Comme les soldats de la garde présidentielle appartiennent à notre bataillon, tous n’étaient pas partisans de l’affrontement. Ainsi le chauffeur de Sankara, le caporal Der et d’autres sont venus nous prévenir que Compaoré, Lingani et Zongo seraient arrêtés ce soir. Pendant la réunion de l’OMR (ndlr : Organisation militaire révolutionnaire), le conseil serait encerclé par les troupes de la FIMATS (ndlr : Forces d’intervention du ministère de l’administration territoriale et de la sécurité) et de l’ETIR (ndlr : Escadron du transport et d’intervention rapide). Un groupe de militaires devrait mettre les trois en état d’arrestation, tandis que le gros des forces devrait se tenir prêt à toute éventualité. Bien qu’on ne nous eût pas exactement parlé de liquider les trois, nous étions convaincus qu’une tuerie ne pourrait être évitée. Les trois ne se laisseraient pas prendre sans réagir et des hommes comme Sigué et Koama n’hésiteraient pas une seconde à les descendre. Notre réaction a été qu’il fallait arrêter Sankara avant que l’irréparable ne se produise. La décision a été prise dans un climat général d’inquiétude proche de la panique. Nous n’avions pas vraiment le choix. Nous n’avons jamais pu croire que Sankara allait s’en prendre à ses trois compagnons. Blaise était à la maison, malade. Nous n’avons pas voulu le prévenir parce que nous savions qu’il ne serait pas d’accord pour arrêter Sankara. C’était une décision grave, mais il faut s’imaginer la panique qui régnait à ce moment parmi nos soldats.

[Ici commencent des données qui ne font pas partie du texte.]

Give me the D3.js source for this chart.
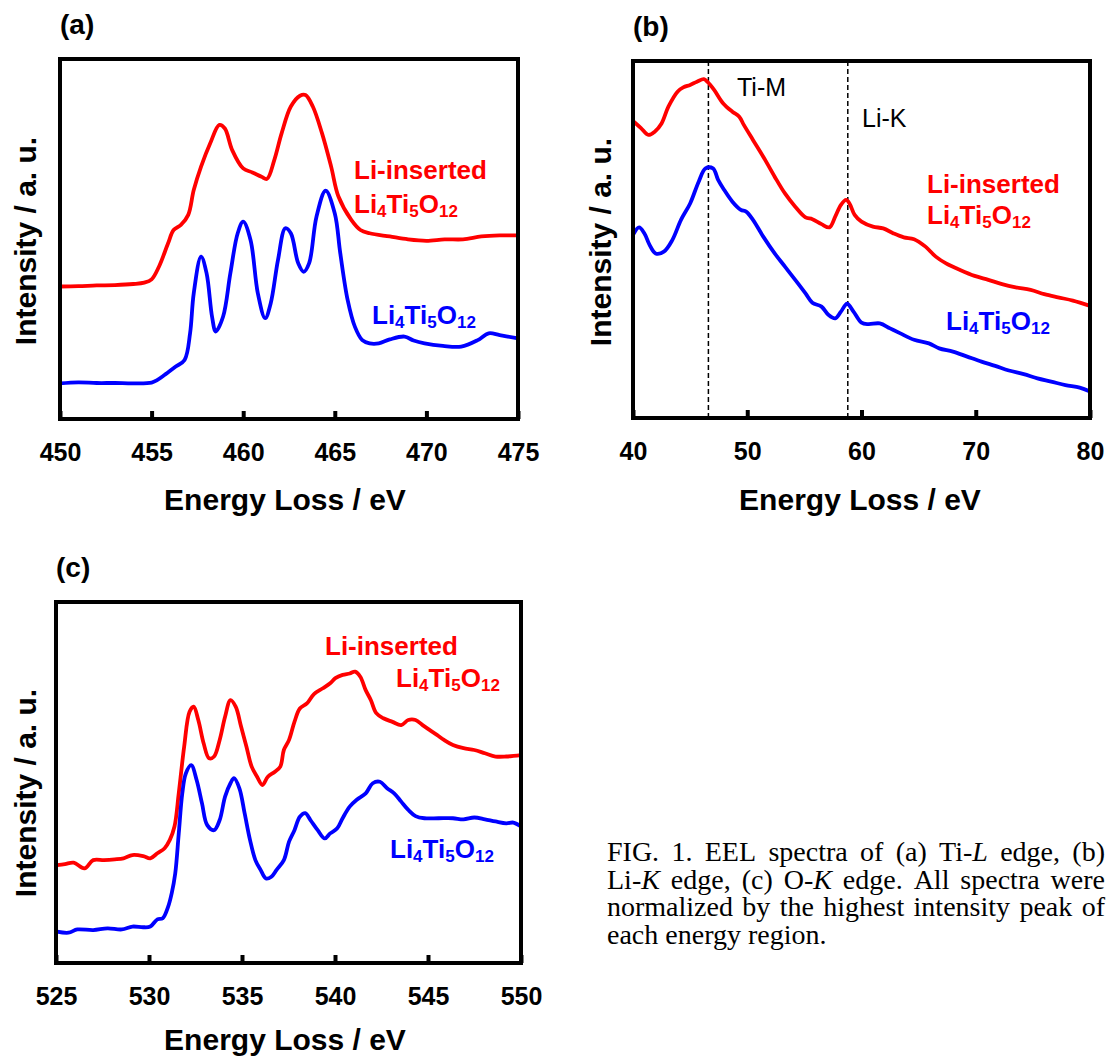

Nous savions que Sankara avait une réunion au conseil à seize heures et nous avons décidé d’aller l’arrêter là-bas…

Peu après seize heures, la Peugeot 205 de Sankara et une voiture de sa garde sont arrivées devant la porte du pavillon ; une deuxième voiture de la garde est allée stationner un peu plus loin. Nous avons encerclé les voitures. Sankara était en tenue de sport. Il tenait comme toujours son arme, un pistolet automatique, à la main. Il a immédiatement tiré et tué un des nôtres. A ce moment, tous les hommes se sont déchaînés, tout le monde a fait feu et la situation a échappé à tout contrôle …

Après les événements, j’ai téléphoné à la maison de Blaise pour le mettre au courant . Quant il est arrivé, il était fort découragé et mécontent, surtout quand il a constaté qu’il y avait treize morts. "

Le coup a été donc fait à l’insu de Blaise Compaoré!
Ce dernier d’ailleurs déclare dans le livre précité à la page 67 :

"Lorsque je suis arrivé au Conseil de l’Entente après la fusillade et que j’ai vu le corps de Thomas à terre, j’ai failli avoir une réaction très violente contre ses auteurs. Cela aurait sans doute été un carnage monstre dont je ne serais certainement pas sorti vivant. Mais quand les soldats m’ont fourni les détails de l’affaire, j’ai été découragé, dégoûté. Je suis resté prostré pendant au moins vingt-quatre heures…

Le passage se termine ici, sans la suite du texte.